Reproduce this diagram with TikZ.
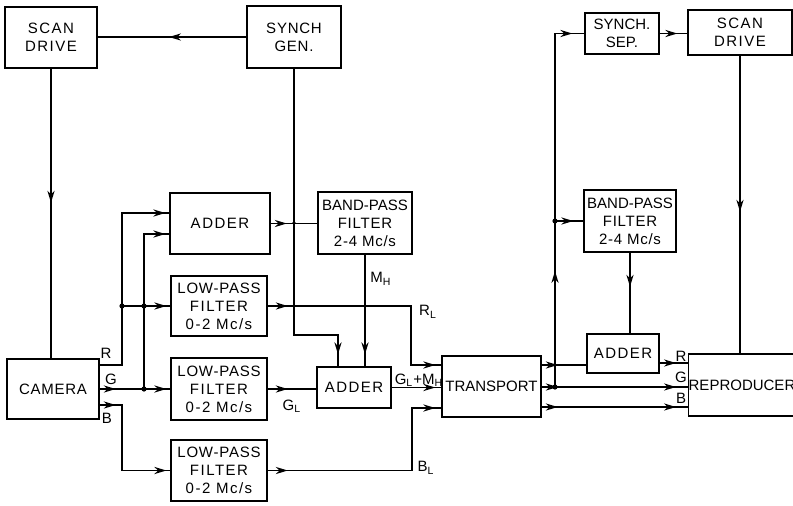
\documentclass[tikz,border=0pt]{standalone}
\usepackage{fontspec}
\setmainfont{Liberation Sans}
\newfontfamily\wide{Liberation Sans}[LetterSpace=10]
\newfontfamily\semi{Liberation Sans}[LetterSpace=5]
\usetikzlibrary{arrows.meta,decorations.markings}
\tikzset{
  bx/.style={draw, line width=0.7pt, align=center, inner sep=0pt, font=\fontsize{7.5}{9}\selectfont},
  ln/.style={line width=0.7pt},
  ar/.style={postaction={decorate,decoration={markings,mark=at position #1 with {\arrow{Stealth[length=6pt,width=3.6pt]}}}}},
  jdot/.style={circle, fill, inner sep=0pt, minimum size=2.6pt},
  sdot/.style={circle, fill, inner sep=0pt, minimum size=1.8pt},
  lb/.style={font=\fontsize{7.5}{9}\selectfont, inner sep=0pt},
}
\begin{document}
\begin{tikzpicture}[x=0.5pt,y=-0.5pt]
\useasboundingbox (0,0) rectangle (793,505);
% boxes
\node[bx, minimum width=46pt, minimum height=30.5pt] (sdL) at (51,37.5) {\wide SCAN\\\wide DRIVE};
\node[bx, minimum width=47pt, minimum height=31pt] (sgen) at (294,37) {\semi SYNCH\\\semi GEN.};
\node[bx, minimum width=50pt, minimum height=30.5pt] (add1) at (220,223.5) {\wide ADDER};
\node[bx, minimum width=47pt, minimum height=31pt] (bpf1) at (365,223) {BAND-PASS\\\semi FILTER\\\semi 2-4 Mc/s};
\node[bx, minimum width=48pt, minimum height=30pt] (lpf1) at (219,306) {\semi LOW-PASS\\\wide FILTER\\\wide 0-2 Mc/s};
\node[bx, minimum width=48pt, minimum height=31pt] (lpf2) at (219,389) {\semi LOW-PASS\\\wide FILTER\\\wide 0-2 Mc/s};
\node[bx, minimum width=48pt, minimum height=30.5pt] (lpf3) at (219,470.5) {\semi LOW-PASS\\\wide FILTER\\\wide 0-2 Mc/s};
\node[bx, minimum width=46pt, minimum height=30pt] (cam) at (53,389) {\semi CAMERA};
\node[bx, minimum width=37pt, minimum height=20.5pt] (add2) at (354,387.5) {\wide ADDER};
\node[bx, minimum width=49.5pt, minimum height=30.5pt] (trans) at (491.5,386.5) {TRANSPORT};
\node[bx, minimum width=37pt, minimum height=20.5pt] (ssep) at (622,33.5) {SYNCH.\\SEP.};
\node[bx, minimum width=52pt, minimum height=22.5pt] (sdR) at (740,32.5) {\wide SCAN\\\wide DRIVE};
\node[bx, minimum width=46pt, minimum height=31pt] (bpf2) at (630,221) {BAND-PASS\\\semi FILTER\\\semi 2-4 Mc/s};
\node[bx, minimum width=36pt, minimum height=19.5pt] (add3) at (623,353.5) {\wide ADDER};
\node[bx, minimum width=52pt, minimum height=31pt] (rep) at (742,385) {REPRODUCER};
% coordinates
\coordinate (rA) at (122,365);
\coordinate (rB) at (122,213);
\coordinate (rj) at (122,306);
\coordinate (gj) at (144,389);
\coordinate (gT) at (144,234);
\coordinate (gx) at (144,306);
\coordinate (b1) at (122,405);
\coordinate (b2) at (122,470.5);
\coordinate (s1) at (294,335);
\coordinate (s2) at (338,335);
\coordinate (sx) at (294,223);
\coordinate (rl1) at (411,306);
\coordinate (rl2) at (411,365);
\coordinate (mx) at (365,306);
\coordinate (bl1) at (412,470.5);
\coordinate (bl2) at (412,408);
\coordinate (rr) at (555,365);
\coordinate (v1) at (555,387);
\coordinate (v2) at (555,33.5);
\coordinate (v3) at (555,221);
\coordinate (rrep) at (0,363);
\coordinate (brow) at (0,407);
% connectors left
\draw[ln, ar=67pt] (sdL.south) -- (sdL.south |- cam.north);
\draw[ln, ar=0.52] (sgen.west) -- (sgen.west -| sdL.east);
\draw[ln, ar=-6pt] (sgen.south) -- (s1) -- (s2) -- (s2 |- add2.north);
\draw[ln, ar=8pt] (add1.east) -- (add1.east -| bpf1.west);
\draw[ln, ar=-6pt] (bpf1.south) -- (bpf1.south |- add2.north);
\draw[ln, ar=-2pt] (cam.east |- rA) -- (rA) -- (rB) -- (rB -| add1.west);
\draw[ln, ar=-2pt] (rj) -- (rj -| lpf1.west);
\draw[ln, ar=8pt, ar=-2pt] (cam.east |- gj) -- (lpf2.west |- gj);
\draw[ln, ar=-2pt] (gj) -- (gT) -- (gT -| add1.west);
\draw[ln, ar=8pt, ar=-2pt] (cam.east |- b1) -- (b1) -- (b2) -- (b2 -| lpf3.west);
\draw[ln, ar=10pt, ar=-3pt] (lpf1.east) -- (rl1) -- (rl2) -- (rl2 -| trans.west);
\draw[ln, ar=10pt] (lpf2.east |- gj) -- (add2.west |- gj);
\draw[ln, ar=-3pt] (add2.east) -- (add2.east -| trans.west);
\draw[ln, ar=10pt, ar=-3pt] (lpf3.east) -- (bl1) -- (bl2) -- (bl2 -| trans.west);
% connectors right
\draw[ln, ar=8pt] (trans.east |- rr) -- (add3.west |- rr);
\draw[ln, ar=-6pt] (add3.east |- rrep) -- (rep.west |- rrep);
\draw[ln, ar=8pt, ar=-6pt] (trans.east |- v1) -- (rep.west |- v1);
\draw[ln, ar=8pt, ar=-6pt] (trans.east |- brow) -- (rep.west |- brow);
\draw[ln, ar=58pt, ar=-6pt] (v1) -- (v2) -- (v2 -| ssep.west);
\draw[ln, ar=-5pt] (v3) -- (v3 -| bpf2.west);
\draw[ln, ar=-5pt] (ssep.east) -- (ssep.east -| sdR.west);
\draw[ln, ar=78pt] (sdR.south) -- (sdR.south |- rep.north);
\draw[ln, ar=17pt] (bpf2.south) -- (bpf2.south |- add3.north);
% dots
\node[jdot] (d1) at (rj) {};
\node[jdot] (d2) at (gx) {};
\node[jdot] (d3) at (gj) {};
\node[sdot] (d4) at (sx) {};
\node[sdot] (d5) at (mx) {};
\node[jdot] (d6) at (v3) {};
\node[jdot] (d7) at (v1) {};
% labels
\node[lb] (lR) at (106,353) {R};
\node[lb] (lG) at (111,379) {G};
\node[lb] (lB) at (107,418) {B};
\node[lb] (lMH) at (381,279) {M\textsubscript{H}};
\node[lb] (lRL) at (428,312) {R\textsubscript{L}};
\node[lb] (lGL) at (292,406) {G\textsubscript{L}};
\node[lb] (lGM) at (419,380) {G\textsubscript{L}+M\textsubscript{H}};
\node[lb] (lBL) at (426,468) {B\textsubscript{L}};
\node[lb] (rR) at (681,356) {R};
\node[lb] (rG) at (681,377) {G};
\node[lb] (rB) at (681,398) {B};
\end{tikzpicture}
\end{document}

- - - - -

*Do this*. Reproduce the material above verbatim; omit every picture.

*The response*.
Reproduce this diagram with TikZ.
\documentclass[tikz,border=0pt]{standalone}
\usepackage{fontspec}
\setmainfont{Liberation Sans}
\newfontfamily\wide{Liberation Sans}[LetterSpace=10]
\newfontfamily\semi{Liberation Sans}[LetterSpace=5]
\usetikzlibrary{arrows.meta,decorations.markings}
\tikzset{
  bx/.style={draw, line width=0.7pt, align=center, inner sep=0pt, font=\fontsize{7.5}{9}\selectfont},
  ln/.style={line width=0.7pt},
  ar/.style={postaction={decorate,decoration={markings,mark=at position #1 with {\arrow{Stealth[length=6pt,width=3.6pt]}}}}},
  jdot/.style={circle, fill, inner sep=0pt, minimum size=2.6pt},
  sdot/.style={circle, fill, inner sep=0pt, minimum size=1.8pt},
  lb/.style={font=\fontsize{7.5}{9}\selectfont, inner sep=0pt},
}
\begin{document}
\begin{tikzpicture}[x=0.5pt,y=-0.5pt]
\useasboundingbox (0,0) rectangle (793,505);
% boxes
\node[bx, minimum width=46pt, minimum height=30.5pt] (sdL) at (51,37.5) {\wide SCAN\\\wide DRIVE};
\node[bx, minimum width=47pt, minimum height=31pt] (sgen) at (294,37) {\semi SYNCH\\\semi GEN.};
\node[bx, minimum width=50pt, minimum height=30.5pt] (add1) at (220,223.5) {\wide ADDER};
\node[bx, minimum width=47pt, minimum height=31pt] (bpf1) at (365,223) {BAND-PASS\\\semi FILTER\\\semi 2-4 Mc/s};
\node[bx, minimum width=48pt, minimum height=30pt] (lpf1) at (219,306) {\semi LOW-PASS\\\wide FILTER\\\wide 0-2 Mc/s};
\node[bx, minimum width=48pt, minimum height=31pt] (lpf2) at (219,389) {\semi LOW-PASS\\\wide FILTER\\\wide 0-2 Mc/s};
\node[bx, minimum width=48pt, minimum height=30.5pt] (lpf3) at (219,470.5) {\semi LOW-PASS\\\wide FILTER\\\wide 0-2 Mc/s};
\node[bx, minimum width=46pt, minimum height=30pt] (cam) at (53,389) {\semi CAMERA};
\node[bx, minimum width=37pt, minimum height=20.5pt] (add2) at (354,387.5) {\wide ADDER};
\node[bx, minimum width=49.5pt, minimum height=30.5pt] (trans) at (491.5,386.5) {TRANSPORT};
\node[bx, minimum width=37pt, minimum height=20.5pt] (ssep) at (622,33.5) {SYNCH.\\SEP.};
\node[bx, minimum width=52pt, minimum height=22.5pt] (sdR) at (740,32.5) {\wide SCAN\\\wide DRIVE};
\node[bx, minimum width=46pt, minimum height=31pt] (bpf2) at (630,221) {BAND-PASS\\\semi FILTER\\\semi 2-4 Mc/s};
\node[bx, minimum width=36pt, minimum height=19.5pt] (add3) at (623,353.5) {\wide ADDER};
\node[bx, minimum width=52pt, minimum height=31pt] (rep) at (742,385) {REPRODUCER};
% coordinates
\coordinate (rA) at (122,365);
\coordinate (rB) at (122,213);
\coordinate (rj) at (122,306);
\coordinate (gj) at (144,389);
\coordinate (gT) at (144,234);
\coordinate (gx) at (144,306);
\coordinate (b1) at (122,405);
\coordinate (b2) at (122,470.5);
\coordinate (s1) at (294,335);
\coordinate (s2) at (338,335);
\coordinate (sx) at (294,223);
\coordinate (rl1) at (411,306);
\coordinate (rl2) at (411,365);
\coordinate (mx) at (365,306);
\coordinate (bl1) at (412,470.5);
\coordinate (bl2) at (412,408);
\coordinate (rr) at (555,365);
\coordinate (v1) at (555,387);
\coordinate (v2) at (555,33.5);
\coordinate (v3) at (555,221);
\coordinate (rrep) at (0,363);
\coordinate (brow) at (0,407);
% connectors left
\draw[ln, ar=67pt] (sdL.south) -- (sdL.south |- cam.north);
\draw[ln, ar=0.52] (sgen.west) -- (sgen.west -| sdL.east);
\draw[ln, ar=-6pt] (sgen.south) -- (s1) -- (s2) -- (s2 |- add2.north);
\draw[ln, ar=8pt] (add1.east) -- (add1.east -| bpf1.west);
\draw[ln, ar=-6pt] (bpf1.south) -- (bpf1.south |- add2.north);
\draw[ln, ar=-2pt] (cam.east |- rA) -- (rA) -- (rB) -- (rB -| add1.west);
\draw[ln, ar=-2pt] (rj) -- (rj -| lpf1.west);
\draw[ln, ar=8pt, ar=-2pt] (cam.east |- gj) -- (lpf2.west |- gj);
\draw[ln, ar=-2pt] (gj) -- (gT) -- (gT -| add1.west);
\draw[ln, ar=8pt, ar=-2pt] (cam.east |- b1) -- (b1) -- (b2) -- (b2 -| lpf3.west);
\draw[ln, ar=10pt, ar=-3pt] (lpf1.east) -- (rl1) -- (rl2) -- (rl2 -| trans.west);
\draw[ln, ar=10pt] (lpf2.east |- gj) -- (add2.west |- gj);
\draw[ln, ar=-3pt] (add2.east) -- (add2.east -| trans.west);
\draw[ln, ar=10pt, ar=-3pt] (lpf3.east) -- (bl1) -- (bl2) -- (bl2 -| trans.west);
% connectors right
\draw[ln, ar=8pt] (trans.east |- rr) -- (add3.west |- rr);
\draw[ln, ar=-6pt] (add3.east |- rrep) -- (rep.west |- rrep);
\draw[ln, ar=8pt, ar=-6pt] (trans.east |- v1) -- (rep.west |- v1);
\draw[ln, ar=8pt, ar=-6pt] (trans.east |- brow) -- (rep.west |- brow);
\draw[ln, ar=58pt, ar=-6pt] (v1) -- (v2) -- (v2 -| ssep.west);
\draw[ln, ar=-5pt] (v3) -- (v3 -| bpf2.west);
\draw[ln, ar=-5pt] (ssep.east) -- (ssep.east -| sdR.west);
\draw[ln, ar=78pt] (sdR.south) -- (sdR.south |- rep.north);
\draw[ln, ar=17pt] (bpf2.south) -- (bpf2.south |- add3.north);
% dots
\node[jdot] (d1) at (rj) {};
\node[jdot] (d2) at (gx) {};
\node[jdot] (d3) at (gj) {};
\node[sdot] (d4) at (sx) {};
\node[sdot] (d5) at (mx) {};
\node[jdot] (d6) at (v3) {};
\node[jdot] (d7) at (v1) {};
% labels
\node[lb] (lR) at (106,353) {R};
\node[lb] (lG) at (111,379) {G};
\node[lb] (lB) at (107,418) {B};
\node[lb] (lMH) at (381,279) {M\textsubscript{H}};
\node[lb] (lRL) at (428,312) {R\textsubscript{L}};
\node[lb] (lGL) at (292,406) {G\textsubscript{L}};
\node[lb] (lGM) at (419,380) {G\textsubscript{L}+M\textsubscript{H}};
\node[lb] (lBL) at (426,468) {B\textsubscript{L}};
\node[lb] (rR) at (681,356) {R};
\node[lb] (rG) at (681,377) {G};
\node[lb] (rB) at (681,398) {B};
\end{tikzpicture}
\end{document}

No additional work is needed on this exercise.